I recently asked:
The vast majority of economic papers and books that offer explanations for human behaviors don’t bother to distinguish if their explanations are mediated by conscious intentions or not. (In fact, most papers on any topic don’t take a stance on most possible distinctions related to their topic.) …
Yet I’ve had even economics colleagues tell me that I should take more care, when I point out possible signaling explanations, to say if I am claiming that such signaling effects are consciously intended. But why would it be more important to distinguish conscious intentions in this context, compared to the rest of economics and social science?
Bryan Caplan answers:
Standard signaling models assume that people dislike sending the signal. It is this assumption that implies that signaling equilibria are highly inefficient – or even full-blown Prisoners’ Dilemmas. If people enjoyed signaling, in contrast, signaling equilbria could easily be ideal. What superficially appears to be a vast zero-sum game turns out to be fine because the players like playing the game.

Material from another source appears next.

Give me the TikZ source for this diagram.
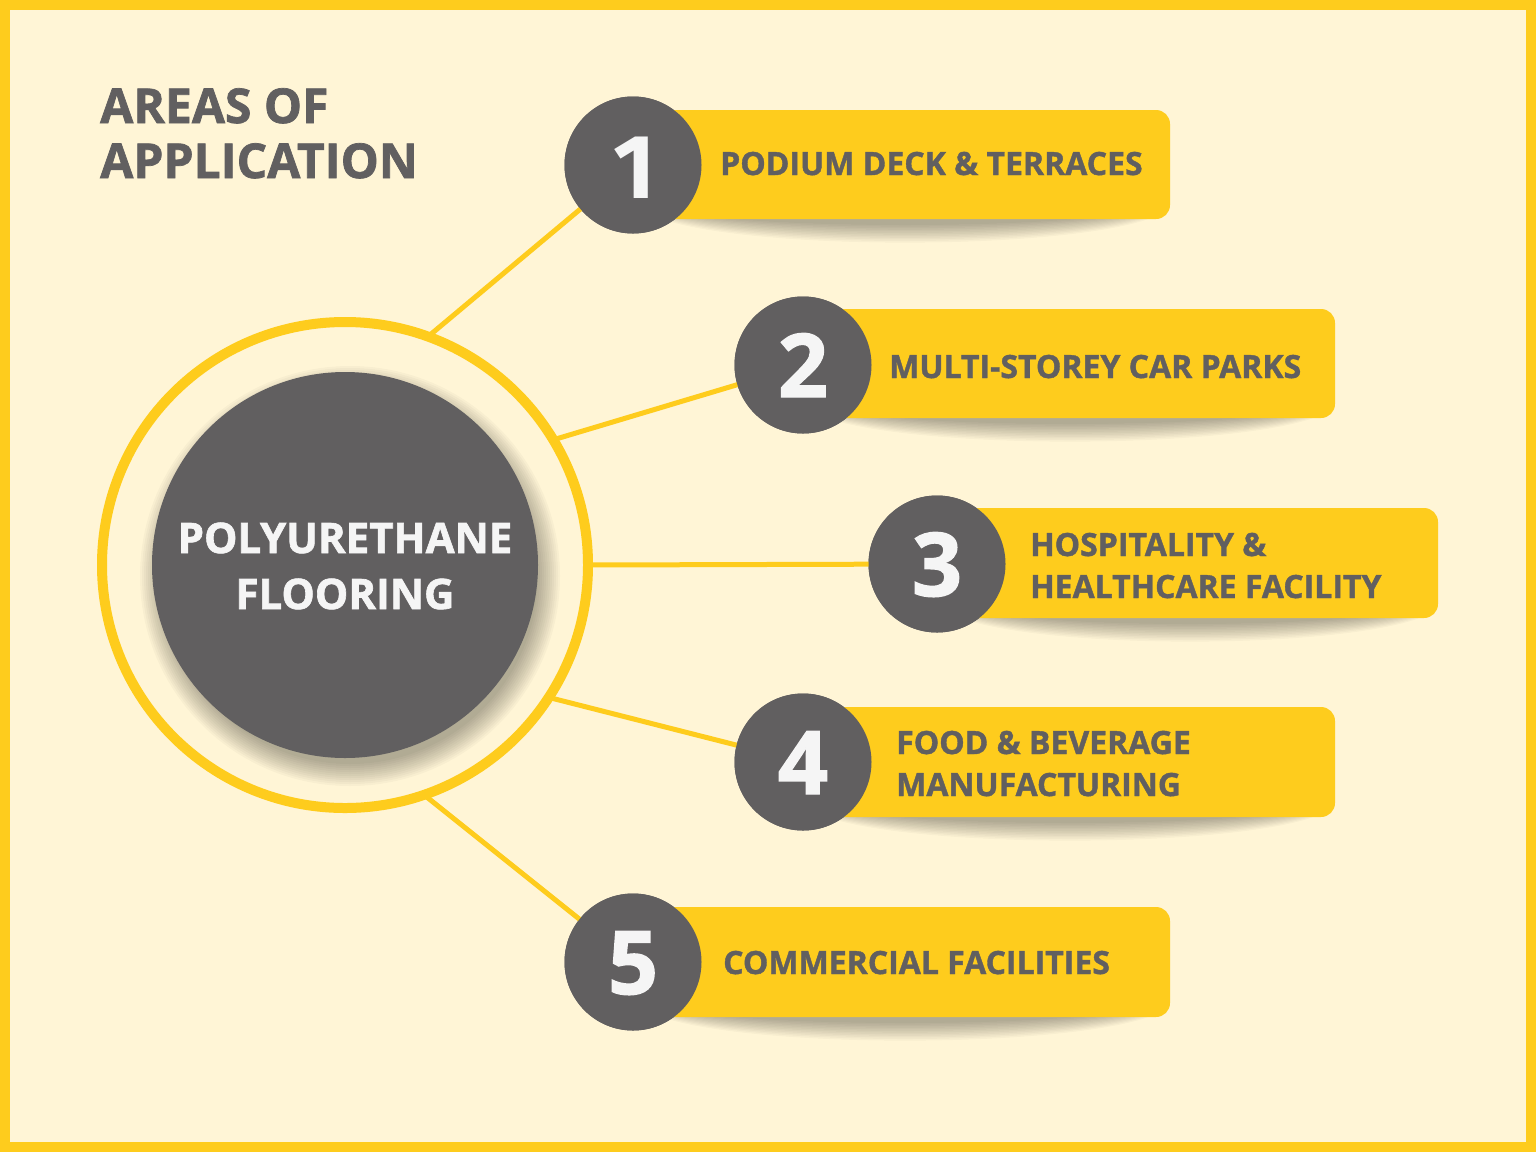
\documentclass[tikz,border=0pt]{standalone}
\usepackage{fontspec}
\setmainfont{Open Sans}
\newfontfamily\barfont{Open Sans}[BoldFeatures={FakeBold=1.2}]
\newfontfamily\headfont{Open Sans}[BoldFeatures={FakeBold=1.5}]
\newfontfamily\onefont{Fira Sans}
\definecolor{yel}{HTML}{FECC1D}
\definecolor{gry}{HTML}{615F60}
\definecolor{cream}{HTML}{FFF5D6}
\definecolor{wht}{HTML}{F5F5F5}
\tikzset{
  conn/.style={yel, line width=5pt},
  numcirc/.style={circle, fill=gry, minimum size=137pt, inner sep=0pt},
  barbox/.style={fill=yel, rounded corners=14pt},
  shadowlayer/.style={fill=black, fill opacity=0.026},
  bartext/.style={anchor=base west, inner sep=0pt, text=gry, font=\barfont\bfseries\fontsize{32}{42}\selectfont, align=left},
  digit/.style={anchor=base, inner sep=0pt, text=wht, font=\headfont\bfseries\fontsize{88}{88}\selectfont},
}
\begin{document}
\begin{tikzpicture}[x=1pt,y=-1pt]
\useasboundingbox (0,0) rectangle (1536,1152);
\fill[yel] (0,0) rectangle (1536,1152);
\fill[cream] (10,10) rectangle (1526,1142);
% title
\node[anchor=base west, inner sep=0pt, text=gry, align=left, font=\headfont\bfseries\fontsize{48}{55}\selectfont] (title) at (100,178) {AREAS OF\\APPLICATION};
% ring and centre
\node[circle, minimum size=486pt, inner sep=0pt] (ring) at (345,565) {};
\node[numcirc] (n1) at (633,165) {};
\node[numcirc] (n2) at (803,365) {};
\node[numcirc] (n3) at (937,564) {};
\node[numcirc] (n4) at (803,762) {};
\node[numcirc] (n5) at (633,962) {};
\draw[conn] (ring.70) -- (n1.center);
\draw[conn] (ring.31) -- (n2.center);
\draw[conn] (ring.0) -- (n3.center);
\draw[conn] (ring.-33) -- (n4.center);
\draw[conn] (ring.-71) -- (n5.center);
\draw[yel, line width=10pt] (ring.center) circle[radius=243pt];
% shadow of the core circle
\foreach \i in {0,...,11}{
  \fill[shadowlayer] (350,576) circle[radius=188pt+2pt*\i];
}
\node[circle, fill=gry, minimum size=386pt, inner sep=0pt] (core) at (345,565) {};
\node[anchor=base, inner sep=0pt, text=wht, align=center, font=\headfont\bfseries\fontsize{42}{56}\selectfont] (coretext) at (345,609) {POLYURETHANE\\FLOORING};
% bar shadows
\foreach \cx/\by/\rx in {905/219/240, 1070/418/240, 1190/618/225, 1070/817/240, 905/1017/240}{
  \foreach \i in {0,...,11}{
    \fill[shadowlayer] (\cx,\by-14) ellipse[x radius=\rx pt+2pt*\i, y radius=20pt+1.6pt*\i];
  }
}
% bars
\path[barbox] (633,110) rectangle (1170,219);
\path[barbox] (803,309) rectangle (1335,418);
\path[barbox] (937,508) rectangle (1438,618);
\path[barbox] (803,707) rectangle (1335,817);
\path[barbox] (633,907) rectangle (1170,1017);
% number circles on top
\foreach \n/\x/\y in {1/633/165, 2/803/365, 3/937/564, 4/803/762, 5/633/962}{
  \node[numcirc] at (\x,\y) {};
}
\node[digit, font=\onefont\bfseries\fontsize{91}{91}\selectfont] (d1) at (635,198) {1};
\node[digit] (d2) at (803,397) {2};
\node[digit] (d3) at (937,596) {3};
\node[digit] (d4) at (803,794) {4};
\node[digit] (d5) at (633,994) {5};
% bar texts
\node[bartext] (t1) at (720,175) {PODIUM DECK \& TERRACES};
\node[bartext] (t2) at (889,378) {MULTI-STOREY CAR PARKS};
\node[bartext] (t3) at (1030,598) {HOSPITALITY \&\\HEALTHCARE FACILITY};
\node[bartext] (t4) at (896,796) {FOOD \& BEVERAGE\\MANUFACTURING};
\node[bartext] (t5) at (723,974) {COMMERCIAL FACILITIES};
\end{tikzpicture}
\end{document}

So why don’t economists clearly acknowledge the centrality of conscious desire when they apply signaling models to the real world? Because we usually focus on cases where most people plainly don’t enjoy sending the signal. When I wrote The Case Against Education, I definitely double-checked this fact; but I probably wouldn’t have even launched the project if I’d spent a lifetime inside classrooms packed with jubilant learners.
I agree that, when explaining human behavior, it can often be important to be clear about the preferences that one is postulating. The same behavior explained by different preferences can have different implications for if we should encourage or discourage that behavior.
But when explaining behavior, postulated preferences and conscious intent are just separate and independent topics on which one can be clear. There is no obvious or necessary relation between them.
For example, the real reason that people go to school could because they like school, or it could be because they want to show off smarts, conformity, etc. And for either real motive, people could be fully conscious of that motive, or they could be self-deceived and in denial about it. For example, people could think that they enjoy school, but really go to show off, or they could think that they are trying to show off, but really go because they enjoy school.
While I’m pretty sure that Caplan claims that we go to school more to show off, I’m not actually sure if he has taken much of a stand on how conscious we are in choosing to go to school for this purpose. And that’s my point: I can love his new book (buy it) even without knowing this stance. Like most good economists, he doesn’t bother to distinguish how much his explanation of schooling is mediated by conscious intent.